History is full of such losses. When the Nazis began killing Jews, many Germans called it “security”. When the Turks slaughtered Armenians, they called it “relocation”. When the Hutus hunted the Tutsis, they called it “war”. Obfuscation always precedes annihilation. In every genocide, there are three actors. The killers. The victims. And the deniers. The killers shed blood. The victims lose it. The deniers bury truth. Nigeria today has too many deniers. They sit in government. They speak on television. They say it is complicated. They ask for balance. They ask for restraint. But restraint is impossible where faith is hunted. Balance is immoral where one side is exterminated. The role of the state is to protect life. When the state chooses silence, it becomes complicit. When it blames the victims, it becomes a partner in crime. For years, governments in Nigeria have refused to call this genocide what it is. They prefer the language of neutrality. They speak of “unknown gunmen”. They pretend not to know the ideology behind the killings.

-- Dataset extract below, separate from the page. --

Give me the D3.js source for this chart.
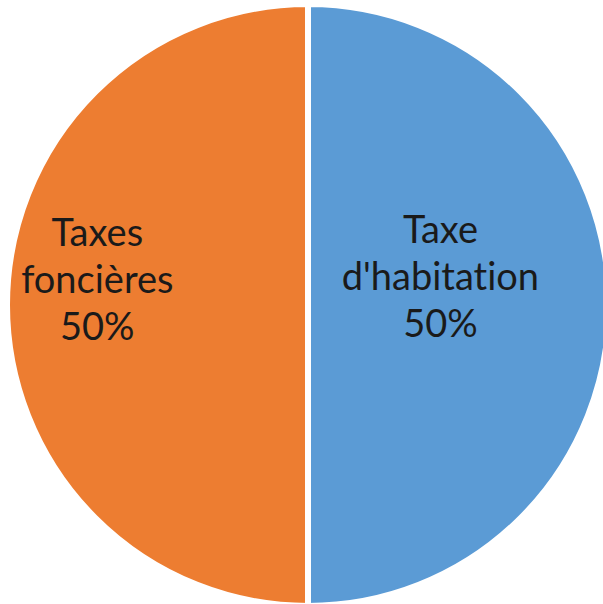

But the victims know. They know who arrives at villages at night. They know the chants before the fire starts. They know why their churches are burnt. They know it is not robbery. They know it is faith. Truth demands clarity. Clarity demands courage. To say this is genocide is to resist the lie. It is to restore meaning to suffering. It is to honour the dead by naming their death truthfully. Faith-based genocide is not new. The world has seen it before. The Crusades drenched Europe in the blood of religion. The Thirty Years’ War devastated the Holy Roman Empire. In each, men killed men to please their gods. But in our time, genocide hides behind politics. It hides behind poverty. It hides behind land disputes. When religion becomes the excuse for extermination, civilisation fails. When leaders pretend not to see it, humanity retreats. The Church in our country bleeds. So do many innocent Muslims who reject fanaticism. But to merge these sufferings into one confused story is to silence the distinct pain of those targeted for their faith. The Christian genocide is real. Its denial is immoral.
Every genocide begins with language. Words prepare the ground. Words decide who deserves to live. Words decide whose death can be excused. That is why obfuscation is dangerous. It rewrites the script of guilt. It absolves the killer before the crime ends. The language of obfuscation kills twice. First, it kills the truth. Then it kills memory. When truth dies, justice cannot be reborn. When memory dies, the dead die again. Our country must confront this truth. The killings of Christians are not random. They are systematic. They are ideological. They are genocidal. The perpetrators must be named. The state must act. The world must hold our country and its leaders accountable. History will not forgive silence. It never does. Rwanda and Bosnia learnt it. The world should not wait for our country to teach it again. Genocide is the failure of humanity to protect itself. Obfuscation is its language of self-deceit. We cannot stop one without rejecting the other. To call things by their true names is the beginning of justice. To blur their names is the beginning of evil.
Our country stands today at that line between truth and deceit. What it chooses to say will decide who lives tomorrow.